Midnight in America: Kid nation

Marcus Kenney at Marcia Wood Gallery

The most stingingly accurate rationale I've heard for Barack Obama's widespread popularity is that he allows white folks to feel that they've paid reparations without actually having to come up off any money. So while media pundits have been busy remembering to say "electable" instead of "light-skinned," Marcus Kenney — a white, Savannah-based collage artist — has been busy ripping into America's race problem without a whiff of punch-pulling code language.

His Marcia Wood Gallery exhibit, Midnight in America, features small-scale sculpture and nearly 30 "paintings" (the artist calls them paintings even though he only incidentally uses paint in his compositions) all made in the last 12 months or so, when the question of race in American electoral politics has become more important than ever.

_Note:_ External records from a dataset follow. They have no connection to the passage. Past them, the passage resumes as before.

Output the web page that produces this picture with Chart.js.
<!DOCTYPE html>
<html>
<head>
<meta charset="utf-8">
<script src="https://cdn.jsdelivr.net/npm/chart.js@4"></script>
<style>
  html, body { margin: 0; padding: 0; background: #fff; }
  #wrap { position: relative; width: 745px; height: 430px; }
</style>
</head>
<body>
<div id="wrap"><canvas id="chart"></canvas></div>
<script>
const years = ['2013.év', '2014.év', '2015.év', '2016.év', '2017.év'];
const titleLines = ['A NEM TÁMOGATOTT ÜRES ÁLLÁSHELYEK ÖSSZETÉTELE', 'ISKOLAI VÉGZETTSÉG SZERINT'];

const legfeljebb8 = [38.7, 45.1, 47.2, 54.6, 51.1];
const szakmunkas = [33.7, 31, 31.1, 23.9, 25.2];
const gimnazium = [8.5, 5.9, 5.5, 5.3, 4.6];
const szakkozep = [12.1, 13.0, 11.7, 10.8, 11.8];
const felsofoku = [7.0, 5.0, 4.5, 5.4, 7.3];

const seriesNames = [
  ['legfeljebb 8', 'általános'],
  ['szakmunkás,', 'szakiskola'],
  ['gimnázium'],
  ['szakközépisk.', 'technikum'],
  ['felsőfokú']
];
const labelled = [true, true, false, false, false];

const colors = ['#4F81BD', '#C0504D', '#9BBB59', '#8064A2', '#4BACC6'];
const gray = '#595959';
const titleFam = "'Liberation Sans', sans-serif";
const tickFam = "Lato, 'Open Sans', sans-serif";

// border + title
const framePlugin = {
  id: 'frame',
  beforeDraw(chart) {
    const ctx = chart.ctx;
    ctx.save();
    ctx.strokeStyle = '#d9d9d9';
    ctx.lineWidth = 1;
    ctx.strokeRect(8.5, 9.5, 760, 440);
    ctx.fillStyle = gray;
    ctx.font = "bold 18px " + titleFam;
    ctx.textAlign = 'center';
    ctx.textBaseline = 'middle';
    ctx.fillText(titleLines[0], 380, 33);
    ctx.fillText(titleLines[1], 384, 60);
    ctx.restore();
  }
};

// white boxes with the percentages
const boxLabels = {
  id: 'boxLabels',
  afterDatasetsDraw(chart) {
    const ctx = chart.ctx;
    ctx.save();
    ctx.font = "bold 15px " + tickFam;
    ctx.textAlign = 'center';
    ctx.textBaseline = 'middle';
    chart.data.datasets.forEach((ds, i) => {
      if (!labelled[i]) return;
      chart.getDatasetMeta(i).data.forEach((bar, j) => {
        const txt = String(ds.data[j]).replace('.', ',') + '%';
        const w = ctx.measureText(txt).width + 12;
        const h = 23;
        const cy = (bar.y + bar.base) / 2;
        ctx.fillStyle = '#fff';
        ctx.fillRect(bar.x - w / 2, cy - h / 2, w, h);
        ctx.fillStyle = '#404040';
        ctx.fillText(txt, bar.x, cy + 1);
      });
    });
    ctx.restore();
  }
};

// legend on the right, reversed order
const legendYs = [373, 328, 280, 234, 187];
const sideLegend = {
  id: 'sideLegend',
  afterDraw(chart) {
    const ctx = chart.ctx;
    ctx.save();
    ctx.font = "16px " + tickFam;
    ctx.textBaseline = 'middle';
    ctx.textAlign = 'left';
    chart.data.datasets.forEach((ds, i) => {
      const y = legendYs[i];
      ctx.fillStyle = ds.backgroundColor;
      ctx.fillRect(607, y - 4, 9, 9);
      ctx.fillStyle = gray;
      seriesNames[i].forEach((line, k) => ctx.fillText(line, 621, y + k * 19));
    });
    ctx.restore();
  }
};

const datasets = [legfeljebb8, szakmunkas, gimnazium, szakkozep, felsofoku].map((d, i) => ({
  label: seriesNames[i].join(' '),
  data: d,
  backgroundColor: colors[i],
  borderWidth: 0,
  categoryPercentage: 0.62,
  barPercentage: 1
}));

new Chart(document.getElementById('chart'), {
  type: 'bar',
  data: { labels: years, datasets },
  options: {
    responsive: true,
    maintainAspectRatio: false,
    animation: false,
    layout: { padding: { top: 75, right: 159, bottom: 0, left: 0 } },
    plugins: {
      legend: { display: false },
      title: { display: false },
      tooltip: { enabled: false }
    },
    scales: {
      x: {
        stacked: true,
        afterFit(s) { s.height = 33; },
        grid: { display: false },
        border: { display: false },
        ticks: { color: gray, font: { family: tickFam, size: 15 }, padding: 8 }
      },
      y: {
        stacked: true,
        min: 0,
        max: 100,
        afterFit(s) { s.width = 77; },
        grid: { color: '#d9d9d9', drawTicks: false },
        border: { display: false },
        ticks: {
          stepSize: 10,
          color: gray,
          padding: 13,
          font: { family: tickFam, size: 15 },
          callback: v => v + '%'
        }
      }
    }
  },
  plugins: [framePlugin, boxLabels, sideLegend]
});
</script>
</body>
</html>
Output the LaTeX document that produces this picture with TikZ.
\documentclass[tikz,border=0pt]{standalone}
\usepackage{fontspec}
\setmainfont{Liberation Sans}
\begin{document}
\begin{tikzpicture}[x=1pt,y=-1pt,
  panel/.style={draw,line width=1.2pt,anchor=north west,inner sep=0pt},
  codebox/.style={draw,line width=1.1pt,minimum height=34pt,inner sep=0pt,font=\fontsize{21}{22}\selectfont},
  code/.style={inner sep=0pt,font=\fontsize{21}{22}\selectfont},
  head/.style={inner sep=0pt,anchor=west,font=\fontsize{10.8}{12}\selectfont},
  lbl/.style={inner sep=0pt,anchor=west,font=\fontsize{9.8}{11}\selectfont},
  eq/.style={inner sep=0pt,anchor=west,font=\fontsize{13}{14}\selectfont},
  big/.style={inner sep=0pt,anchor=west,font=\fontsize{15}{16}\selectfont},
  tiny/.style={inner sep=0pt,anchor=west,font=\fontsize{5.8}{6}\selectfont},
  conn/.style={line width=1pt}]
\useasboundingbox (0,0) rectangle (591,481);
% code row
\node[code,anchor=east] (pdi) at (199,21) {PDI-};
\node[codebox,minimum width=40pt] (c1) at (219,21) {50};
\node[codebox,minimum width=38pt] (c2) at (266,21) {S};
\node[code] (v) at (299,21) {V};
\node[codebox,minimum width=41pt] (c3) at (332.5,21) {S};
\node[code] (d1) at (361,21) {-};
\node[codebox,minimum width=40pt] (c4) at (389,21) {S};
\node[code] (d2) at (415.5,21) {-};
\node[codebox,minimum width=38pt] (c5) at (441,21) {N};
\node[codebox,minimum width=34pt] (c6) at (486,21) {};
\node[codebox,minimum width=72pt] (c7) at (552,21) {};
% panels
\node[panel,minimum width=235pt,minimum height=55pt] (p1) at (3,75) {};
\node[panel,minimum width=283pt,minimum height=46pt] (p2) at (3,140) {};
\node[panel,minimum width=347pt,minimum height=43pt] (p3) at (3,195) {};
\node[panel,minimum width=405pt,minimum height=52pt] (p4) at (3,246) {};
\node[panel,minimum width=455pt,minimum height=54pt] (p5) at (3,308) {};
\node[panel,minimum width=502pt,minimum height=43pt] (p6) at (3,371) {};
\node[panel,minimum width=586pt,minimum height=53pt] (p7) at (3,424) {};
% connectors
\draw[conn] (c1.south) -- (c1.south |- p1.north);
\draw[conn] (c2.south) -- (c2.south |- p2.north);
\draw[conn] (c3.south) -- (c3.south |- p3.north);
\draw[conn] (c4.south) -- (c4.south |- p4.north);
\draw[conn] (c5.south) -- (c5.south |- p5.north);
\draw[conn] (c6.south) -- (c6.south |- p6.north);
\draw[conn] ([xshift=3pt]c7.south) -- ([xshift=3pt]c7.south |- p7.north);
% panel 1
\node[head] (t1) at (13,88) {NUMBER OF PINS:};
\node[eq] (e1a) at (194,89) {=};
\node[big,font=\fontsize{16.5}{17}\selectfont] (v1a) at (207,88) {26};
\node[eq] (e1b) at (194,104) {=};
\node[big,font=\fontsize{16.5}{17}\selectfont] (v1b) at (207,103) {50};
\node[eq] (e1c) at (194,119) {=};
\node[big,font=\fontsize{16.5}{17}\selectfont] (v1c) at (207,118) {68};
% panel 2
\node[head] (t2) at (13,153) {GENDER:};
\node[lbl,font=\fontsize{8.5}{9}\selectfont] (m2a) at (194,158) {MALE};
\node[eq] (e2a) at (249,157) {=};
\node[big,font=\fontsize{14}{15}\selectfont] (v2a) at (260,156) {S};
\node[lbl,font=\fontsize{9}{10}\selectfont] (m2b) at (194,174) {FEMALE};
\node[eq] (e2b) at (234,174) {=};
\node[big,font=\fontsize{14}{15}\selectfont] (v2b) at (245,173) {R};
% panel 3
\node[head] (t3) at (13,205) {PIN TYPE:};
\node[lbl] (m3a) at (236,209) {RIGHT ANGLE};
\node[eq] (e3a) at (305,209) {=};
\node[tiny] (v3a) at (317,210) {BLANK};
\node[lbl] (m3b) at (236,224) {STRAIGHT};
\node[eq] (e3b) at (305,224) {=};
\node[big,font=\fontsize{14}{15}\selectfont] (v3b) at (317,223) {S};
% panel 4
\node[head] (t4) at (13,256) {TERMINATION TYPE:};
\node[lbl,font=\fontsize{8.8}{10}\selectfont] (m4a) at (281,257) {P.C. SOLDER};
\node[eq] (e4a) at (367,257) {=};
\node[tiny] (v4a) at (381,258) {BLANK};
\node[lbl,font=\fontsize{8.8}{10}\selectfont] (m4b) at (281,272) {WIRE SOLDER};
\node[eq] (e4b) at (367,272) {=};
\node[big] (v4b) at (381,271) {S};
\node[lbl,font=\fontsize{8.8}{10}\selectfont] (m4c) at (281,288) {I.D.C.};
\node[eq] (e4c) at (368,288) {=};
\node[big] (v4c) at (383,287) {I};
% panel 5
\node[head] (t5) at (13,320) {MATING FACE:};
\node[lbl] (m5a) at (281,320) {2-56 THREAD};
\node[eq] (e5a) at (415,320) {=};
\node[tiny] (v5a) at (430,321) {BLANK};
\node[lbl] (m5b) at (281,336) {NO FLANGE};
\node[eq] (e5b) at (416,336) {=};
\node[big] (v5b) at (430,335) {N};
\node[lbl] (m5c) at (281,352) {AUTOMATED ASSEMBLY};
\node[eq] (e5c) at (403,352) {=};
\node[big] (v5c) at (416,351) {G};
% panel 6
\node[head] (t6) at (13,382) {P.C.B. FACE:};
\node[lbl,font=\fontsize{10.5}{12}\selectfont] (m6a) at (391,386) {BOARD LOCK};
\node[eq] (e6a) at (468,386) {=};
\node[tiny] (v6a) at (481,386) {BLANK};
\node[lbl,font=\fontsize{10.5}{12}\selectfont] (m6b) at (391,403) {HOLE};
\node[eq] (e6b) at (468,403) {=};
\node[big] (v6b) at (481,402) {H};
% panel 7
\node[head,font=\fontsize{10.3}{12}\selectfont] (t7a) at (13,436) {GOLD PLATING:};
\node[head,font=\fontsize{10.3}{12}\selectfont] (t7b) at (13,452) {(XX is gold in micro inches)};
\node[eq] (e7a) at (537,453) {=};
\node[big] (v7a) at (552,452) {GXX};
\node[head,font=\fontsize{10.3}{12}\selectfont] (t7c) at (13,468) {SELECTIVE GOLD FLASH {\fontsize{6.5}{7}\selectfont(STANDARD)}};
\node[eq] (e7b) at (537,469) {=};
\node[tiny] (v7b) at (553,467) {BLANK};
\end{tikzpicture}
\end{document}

Kenney builds canvases from paper-based cultural flotsam seemingly without restriction. Canceled checks, vintage greeting cards, postage stamps and more find room in his works. The result is a kind of anti-collage in which scraps are used as daubs of paint for their formal properties of color, line and texture, as much as for their ready-made imagery.

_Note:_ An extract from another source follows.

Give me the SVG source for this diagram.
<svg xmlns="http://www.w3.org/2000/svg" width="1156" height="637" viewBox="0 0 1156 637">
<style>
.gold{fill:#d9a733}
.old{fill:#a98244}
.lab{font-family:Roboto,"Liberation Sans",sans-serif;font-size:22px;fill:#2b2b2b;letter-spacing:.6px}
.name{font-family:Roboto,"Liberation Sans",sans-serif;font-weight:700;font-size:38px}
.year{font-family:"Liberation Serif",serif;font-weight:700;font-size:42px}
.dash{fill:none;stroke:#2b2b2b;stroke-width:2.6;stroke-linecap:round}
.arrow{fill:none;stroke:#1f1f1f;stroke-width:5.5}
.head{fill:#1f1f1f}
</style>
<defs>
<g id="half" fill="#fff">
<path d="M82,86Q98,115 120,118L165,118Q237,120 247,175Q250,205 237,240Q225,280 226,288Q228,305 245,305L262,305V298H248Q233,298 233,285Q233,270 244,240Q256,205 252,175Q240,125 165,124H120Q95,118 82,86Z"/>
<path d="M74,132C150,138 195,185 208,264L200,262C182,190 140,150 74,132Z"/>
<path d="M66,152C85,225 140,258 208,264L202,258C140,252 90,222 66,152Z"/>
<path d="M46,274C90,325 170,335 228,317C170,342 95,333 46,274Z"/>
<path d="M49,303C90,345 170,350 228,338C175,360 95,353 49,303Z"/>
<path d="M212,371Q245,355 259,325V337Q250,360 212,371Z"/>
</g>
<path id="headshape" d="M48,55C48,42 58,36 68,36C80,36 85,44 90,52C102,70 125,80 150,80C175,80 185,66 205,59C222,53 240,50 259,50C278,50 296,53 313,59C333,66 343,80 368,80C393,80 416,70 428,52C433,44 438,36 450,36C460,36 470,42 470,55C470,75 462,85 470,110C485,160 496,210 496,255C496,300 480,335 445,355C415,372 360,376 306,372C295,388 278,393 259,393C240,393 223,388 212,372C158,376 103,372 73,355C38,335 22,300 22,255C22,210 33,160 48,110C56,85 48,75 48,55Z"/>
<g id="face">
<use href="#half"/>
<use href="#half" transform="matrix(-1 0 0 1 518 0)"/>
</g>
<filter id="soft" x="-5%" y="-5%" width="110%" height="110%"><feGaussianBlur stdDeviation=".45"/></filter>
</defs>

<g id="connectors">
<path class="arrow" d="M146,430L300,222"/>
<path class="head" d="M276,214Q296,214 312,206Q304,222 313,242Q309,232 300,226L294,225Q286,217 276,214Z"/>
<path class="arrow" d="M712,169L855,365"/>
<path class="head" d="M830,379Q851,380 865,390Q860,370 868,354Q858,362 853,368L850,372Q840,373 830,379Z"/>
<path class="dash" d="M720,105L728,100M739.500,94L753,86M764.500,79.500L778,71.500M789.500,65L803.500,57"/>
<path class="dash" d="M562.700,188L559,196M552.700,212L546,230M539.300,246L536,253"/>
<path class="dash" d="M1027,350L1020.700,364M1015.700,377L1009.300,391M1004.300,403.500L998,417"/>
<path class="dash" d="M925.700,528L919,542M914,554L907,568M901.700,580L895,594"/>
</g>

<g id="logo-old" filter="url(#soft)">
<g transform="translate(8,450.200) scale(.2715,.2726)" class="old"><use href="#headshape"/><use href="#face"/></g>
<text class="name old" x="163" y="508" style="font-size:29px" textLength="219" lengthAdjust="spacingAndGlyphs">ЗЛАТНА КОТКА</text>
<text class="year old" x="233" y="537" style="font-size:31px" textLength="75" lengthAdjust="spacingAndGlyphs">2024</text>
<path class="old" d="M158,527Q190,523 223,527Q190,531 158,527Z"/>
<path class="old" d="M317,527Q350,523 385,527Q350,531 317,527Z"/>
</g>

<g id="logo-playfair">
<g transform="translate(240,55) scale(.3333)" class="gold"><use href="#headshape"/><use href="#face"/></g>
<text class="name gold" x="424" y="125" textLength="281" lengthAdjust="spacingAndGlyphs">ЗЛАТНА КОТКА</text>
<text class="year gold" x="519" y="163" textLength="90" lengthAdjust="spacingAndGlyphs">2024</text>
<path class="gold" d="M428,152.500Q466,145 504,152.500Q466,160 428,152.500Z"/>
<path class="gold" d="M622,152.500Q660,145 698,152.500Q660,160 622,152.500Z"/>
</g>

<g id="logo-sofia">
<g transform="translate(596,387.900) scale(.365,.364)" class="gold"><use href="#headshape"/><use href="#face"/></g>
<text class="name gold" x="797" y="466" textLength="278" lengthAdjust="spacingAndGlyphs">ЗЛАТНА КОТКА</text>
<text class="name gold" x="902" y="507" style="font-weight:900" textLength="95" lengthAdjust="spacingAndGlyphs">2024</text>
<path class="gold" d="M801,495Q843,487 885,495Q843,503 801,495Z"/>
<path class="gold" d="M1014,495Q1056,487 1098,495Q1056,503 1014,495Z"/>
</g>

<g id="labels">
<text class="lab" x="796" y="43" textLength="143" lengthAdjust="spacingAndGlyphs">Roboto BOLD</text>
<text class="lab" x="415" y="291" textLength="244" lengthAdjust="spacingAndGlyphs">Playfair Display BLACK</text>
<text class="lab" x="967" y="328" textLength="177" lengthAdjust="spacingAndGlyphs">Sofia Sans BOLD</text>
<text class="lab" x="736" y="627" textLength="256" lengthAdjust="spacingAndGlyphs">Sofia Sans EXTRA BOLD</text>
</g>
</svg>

Such a painterly approach means that Kenney is free to build his images from scratch, allowing the raw materials' historical references to peek through only when he chooses. In "Lotto," a white girl lovingly cradles a white doll covered in blackface. While the source papers for the figures aren't particularly identifiable, lottery tickets clearly make up the thrumming background. What an apt metaphor for a miscegenated nation as it drags itself painfully toward a historic election.

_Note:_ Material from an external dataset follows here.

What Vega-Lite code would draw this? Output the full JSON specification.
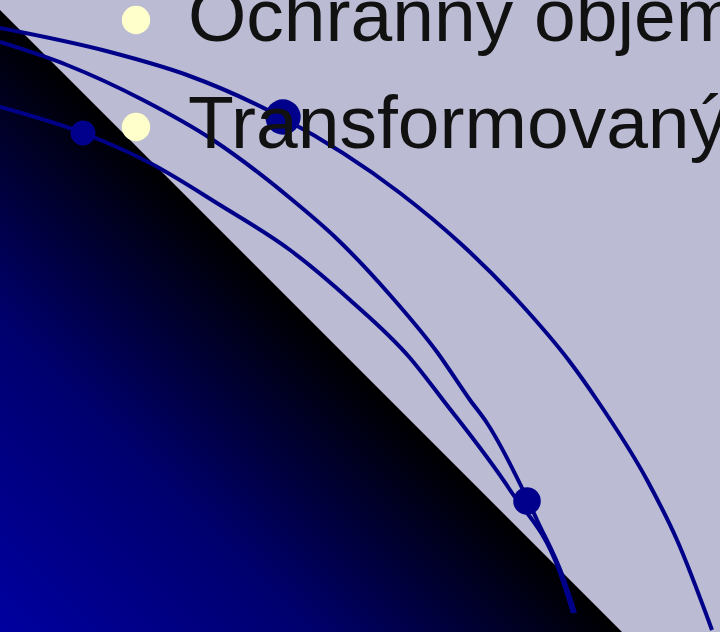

Marcus Kenney is a homeboy. His compositional virtuosity does not at all conceal his oh-so-Southern love of weathered materials and sense of historical decay. But where a lesser artist might have drifted into nostalgia, Kenney rises into transhistorical prophecy. The cutesy children in his work don't refer to a mythic innocent age, but instead unpack the terror of the current moment as they cut each other's heads off or wear the face mask of a terrorist bandit. Old greeting cards and handwriting samples are treated as neither precious nor lovely, but as the background of a terrifying universe, troubled and troubling at the close of an American dream.

Marcus Kenney: Midnight in America. Through May 24. Free. Tues.-Sat., 11 a.m.-6 p.m. 263 Walker St. 404-827-0030. www.marciawoodgallery.com.